▶ SUPPLIED DATA
.....
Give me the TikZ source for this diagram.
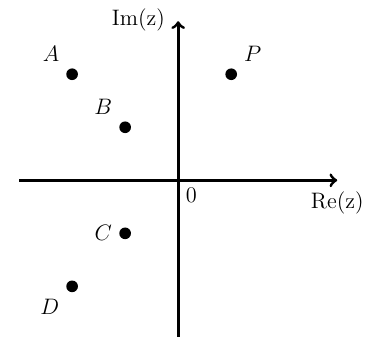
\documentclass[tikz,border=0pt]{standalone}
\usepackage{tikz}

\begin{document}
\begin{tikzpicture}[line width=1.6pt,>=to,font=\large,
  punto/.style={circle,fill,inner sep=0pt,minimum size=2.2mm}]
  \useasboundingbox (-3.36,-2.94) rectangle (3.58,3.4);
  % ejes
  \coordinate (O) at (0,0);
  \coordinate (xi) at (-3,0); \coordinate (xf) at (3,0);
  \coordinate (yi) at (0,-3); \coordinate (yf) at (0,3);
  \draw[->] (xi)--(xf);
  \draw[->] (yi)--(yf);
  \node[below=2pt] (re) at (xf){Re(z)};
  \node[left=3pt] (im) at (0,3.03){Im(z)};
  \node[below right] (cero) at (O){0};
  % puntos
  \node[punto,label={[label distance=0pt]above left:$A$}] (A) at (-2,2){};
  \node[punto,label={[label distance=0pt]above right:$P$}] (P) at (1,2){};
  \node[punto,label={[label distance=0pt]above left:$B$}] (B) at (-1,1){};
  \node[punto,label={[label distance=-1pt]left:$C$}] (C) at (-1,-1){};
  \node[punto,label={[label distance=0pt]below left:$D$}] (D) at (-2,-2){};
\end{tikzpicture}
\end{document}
.....
▶ WRITTEN PROBLEM
Write out the listing above exactly as it stands, pictures excluded.

▶ EXPECTED OUTPUT
Give me the TikZ source for this diagram.
\documentclass[tikz,border=0pt]{standalone}
\usepackage{tikz}

\begin{document}
\begin{tikzpicture}[line width=1.6pt,>=to,font=\large,
  punto/.style={circle,fill,inner sep=0pt,minimum size=2.2mm}]
  \useasboundingbox (-3.36,-2.94) rectangle (3.58,3.4);
  % ejes
  \coordinate (O) at (0,0);
  \coordinate (xi) at (-3,0); \coordinate (xf) at (3,0);
  \coordinate (yi) at (0,-3); \coordinate (yf) at (0,3);
  \draw[->] (xi)--(xf);
  \draw[->] (yi)--(yf);
  \node[below=2pt] (re) at (xf){Re(z)};
  \node[left=3pt] (im) at (0,3.03){Im(z)};
  \node[below right] (cero) at (O){0};
  % puntos
  \node[punto,label={[label distance=0pt]above left:$A$}] (A) at (-2,2){};
  \node[punto,label={[label distance=0pt]above right:$P$}] (P) at (1,2){};
  \node[punto,label={[label distance=0pt]above left:$B$}] (B) at (-1,1){};
  \node[punto,label={[label distance=-1pt]left:$C$}] (C) at (-1,-1){};
  \node[punto,label={[label distance=0pt]below left:$D$}] (D) at (-2,-2){};
\end{tikzpicture}
\end{document}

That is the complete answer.